# Provided material:
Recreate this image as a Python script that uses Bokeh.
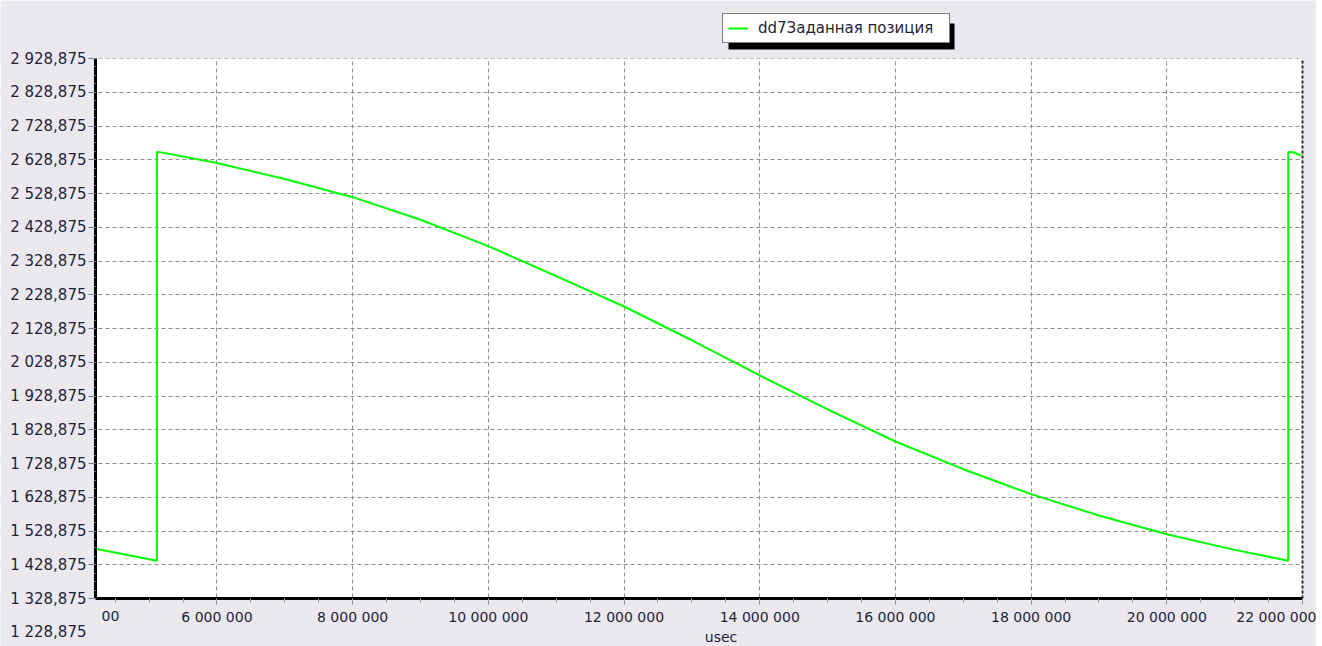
from bokeh.plotting import figure
from bokeh.models import (FixedTicker, Range1d, Legend, LegendItem, Label,
                          BoxAnnotation)
from bokeh.embed import file_html
from bokeh.resources import INLINE

# ---- data ----
time_us = [4.21e6, 5.116e6, 5.116e6, 5.2e6, 6.0e6, 7.0e6, 8.0e6, 9.0e6, 10.0e6,
           11.0e6, 12.0e6, 13.0e6, 14.0e6, 15.0e6, 16.0e6, 17.0e6, 18.0e6,
           19.0e6, 20.0e6, 21.0e6, 21.79e6, 21.79e6, 21.87e6, 21.98e6]
position = [1476, 1441, 2652, 2650, 2619, 2572, 2518, 2451, 2373,
            2284, 2194, 2094, 1990, 1889, 1794, 1712, 1638,
            1575, 1519, 1473, 1441, 2652, 2651, 2641]
series_name = "dd7Заданная позиция"

x_ticks = [6e6, 8e6, 10e6, 12e6, 14e6, 16e6, 18e6, 20e6, 22e6]
x_tick_labels = ["6 000 000", "8 000 000", "10 000 000", "12 000 000", "14 000 000",
                 "16 000 000", "18 000 000", "20 000 000", "22 000 000"]
y_ticks = [1328.875, 1428.875, 1528.875, 1628.875, 1728.875, 1828.875, 1928.875,
           2028.875, 2128.875, 2228.875, 2328.875, 2428.875, 2528.875, 2628.875,
           2728.875, 2828.875, 2928.875]
y_tick_labels = ["1 328,875", "1 428,875", "1 528,875", "1 628,875", "1 728,875",
                 "1 828,875", "1 928,875", "2 028,875", "2 128,875", "2 228,875",
                 "2 328,875", "2 428,875", "2 528,875", "2 628,875", "2 728,875",
                 "2 828,875", "2 928,875"]
extra_y_tick = 1228.875
extra_y_label = "1 228,875"
clipped_x_label = "00"
x_axis_title = "usec"

# visible plot area (data) and its pixel placement on the canvas
X0, X1 = 4.21e6, 22.0e6
Y0, Y1 = 1328.875, 2928.875
W, H = 1316, 646
AREA_L, AREA_R, AREA_T, AREA_B = 95, 1302, 58, 598   # canvas px

kx = (X1 - X0) / (AREA_R - AREA_L)
ky = (Y1 - Y0) / (AREA_B - AREA_T)
x_range = Range1d(X0 - AREA_L * kx, X1 + (W - AREA_R) * kx)
y_range = Range1d(Y0 - (H - AREA_B) * ky, Y1 + AREA_T * ky)

BG = "#ebe9ee"
TXT = "#1f1f3a"
FONT = "DejaVu Sans"
FS = "15px"
FSX = "14px"
GRID = "#8c8c8c"

p = figure(width=W, height=H, output_backend="svg", toolbar_location=None,
           x_range=x_range, y_range=y_range,
           min_border=0, min_border_left=0, min_border_right=0,
           min_border_top=0, min_border_bottom=0)
p.title.visible = False
p.border_fill_color = BG
p.background_fill_color = "white"
p.outline_line_color = None

# grid (lowest level, so the grey surround can hide it outside the plot area)
for g in (p.xgrid[0], p.ygrid[0]):
    g.grid_line_color = GRID
    g.grid_line_dash = "4 3"
    g.grid_line_width = 1
    g.level = "image"

# grey surround of the plot area
for kw in (dict(bottom=Y1), dict(top=Y0), dict(right=X0), dict(left=X1)):
    p.add_layout(BoxAnnotation(fill_color=BG, fill_alpha=1.0, line_color=None,
                               level="underlay", **kw))

# axes placed at the edges of the plot area
xa = p.xaxis[0]
ya = p.yaxis[0]
xa.fixed_location = Y0
ya.fixed_location = X0
xa.bounds = (X0, X1)
ya.bounds = (Y0, Y1)
xa.ticker = FixedTicker(ticks=x_ticks,
                        minor_ticks=[4.5e6 + 0.5e6 * i for i in range(36)])
xa.major_label_overrides = {t: l for t, l in zip(x_ticks, x_tick_labels)}
ya.ticker = FixedTicker(ticks=y_ticks,
                        minor_ticks=[Y0 + 25 * i for i in range(65)])
ya.major_label_overrides = {t: l for t, l in zip(y_ticks, y_tick_labels)}

for ax in (xa, ya):
    ax.axis_line_color = "black"
    ax.axis_line_width = 3
    ax.major_tick_line_color = "#808080"
    ax.minor_tick_line_color = "#9a9a9a"
    ax.major_tick_in = 0
    ax.minor_tick_in = 0
    ax.major_label_text_font = FONT
    ax.major_label_text_color = TXT
xa.major_label_text_font_size = FSX
ya.major_label_text_font_size = FS
xa.major_tick_out = 6
xa.minor_tick_out = 4
xa.major_label_standoff = 4
ya.major_tick_out = 7
ya.minor_tick_out = 2
ya.major_label_standoff = 2

# right border of the plot area (dashed dark)
p.segment(x0=[X1], y0=[Y0], x1=[X1], y1=[Y1], line_color="#303030",
          line_width=2, line_dash="3 2")

# data line
r = p.line(time_us, position, line_color="#00ff00", line_width=2)

# texts that the reference shows around the plot area
p.add_layout(Label(x=X0, y=extra_y_tick, text=extra_y_label, x_offset=-9,
                   text_align="right", text_baseline="middle",
                   text_font=FONT, text_font_size=FS, text_color=TXT))
p.add_layout(Label(x=X0, y=Y0, text=clipped_x_label, x_offset=6, y_offset=-17,
                   text_align="left", text_baseline="middle",
                   text_font=FONT, text_font_size=FSX, text_color=TXT))
p.add_layout(Label(x=(X0 + X1) / 2, y=Y0, text=x_axis_title, x_offset=22,
                   y_offset=-38, text_align="center", text_baseline="middle",
                   text_font=FONT, text_font_size=FSX, text_color=TXT))

# legend with drop shadow (screen units from the canvas bottom-left)
p.add_layout(BoxAnnotation(left=728, right=954, top=H - 23, bottom=H - 49,
                           left_units="screen", right_units="screen",
                           top_units="screen", bottom_units="screen",
                           fill_color="black", fill_alpha=1.0, line_color=None))
legend = Legend(items=[LegendItem(label=series_name, renderers=[r])],
                location=(722, H - 43), orientation="vertical",
                padding=5, margin=0, spacing=0, glyph_width=20, glyph_height=16,
                label_standoff=10, label_width=186, label_height=16,
                border_line_color="black", border_line_width=1,
                background_fill_color="white", background_fill_alpha=1.0,
                label_text_font=FONT, label_text_font_size=FS,
                label_text_color=TXT)
p.add_layout(legend, "center")

open("out.html", "w").write(file_html(p, INLINE))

# What you will do:
From the top of the listing above, repeat each line exactly until you reach the line containing "from bokeh.resources import INLINE", and repeat that one too. Leave the pictures out.

# Completed exercise:
Recreate this image as a Python script that uses Bokeh.
from bokeh.plotting import figure
from bokeh.models import (FixedTicker, Range1d, Legend, LegendItem, Label,
                          BoxAnnotation)
from bokeh.embed import file_html
from bokeh.resources import INLINE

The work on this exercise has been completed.